The election of November 5 brought out the largest vote in the history of the state. Wendell L. Willkie, the Republican candidate for the presidency, a native son, born at Elwood, Indiana, received 99,466 votes; President Roosevelt, 874,063. Henry E. Schricker, Lieutenant-Governor and Democratic candidate for Governor, was the only Democrat to carry the state. He received 89,620 votes to 85,657 cast for Glen R. Hillis, his Republican opponent. The Republican majority in the presidential race was 25,403; the Democratic majority in the gubernatorial race, 3,963. The Communist party was refused a place on the ballots and on the voting machines.

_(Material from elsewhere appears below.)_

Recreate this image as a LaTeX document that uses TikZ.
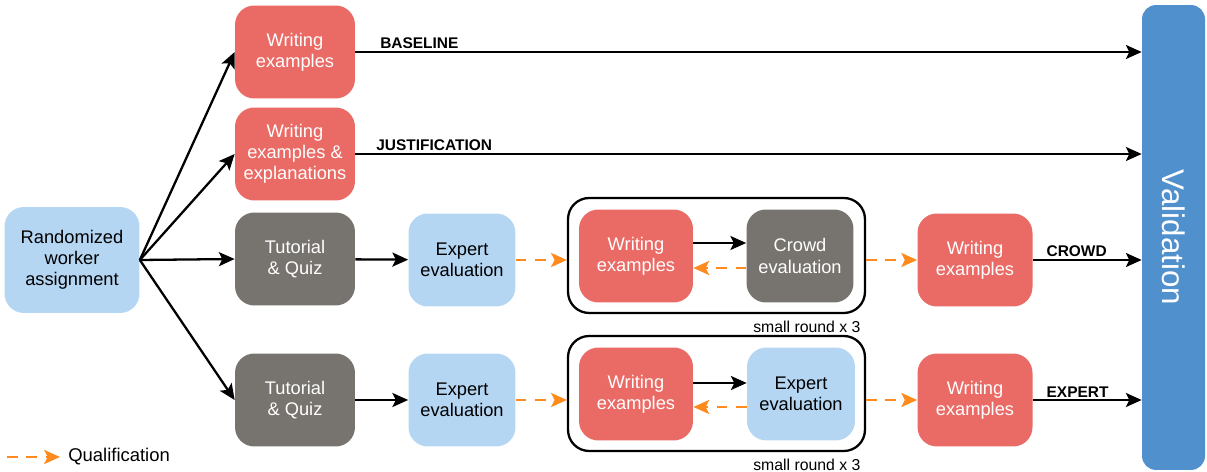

Three constitutional amendments were passed in the election: (1) removing the constitutional requirement of double liability of stockholders in state banks; (2) the twenty-year limit of bank charters; (3) giving the General Assembly authority to prescribe individual liability of stockholders of corporations.
The movement to establish the city-manager type of local administration resulted in the creation by the General Assembly in 1939 of a commission to study the question and to draft legislation to be presented to the General Assembly of 1941. The report of the commission, published in October, 1940, proposes a constitutional amendment giving wide and detailed powers to cities and towns to form charters which permit the establishment of city-manager administration. (See also MUNICIPAL GOVERNMENT.)
State Officers.
Governor, Henry F. Schricker; Lieutenant Governor, Charles M. Dawson; Secretary of State, James M. Tucker; Auditor, Richard T. James; Treasurer, James M. Givens; Superintendent of Public Instruction, Clement T. Malan.
United States Senators:
Frederick Van Nuys, Raymond E. Willis.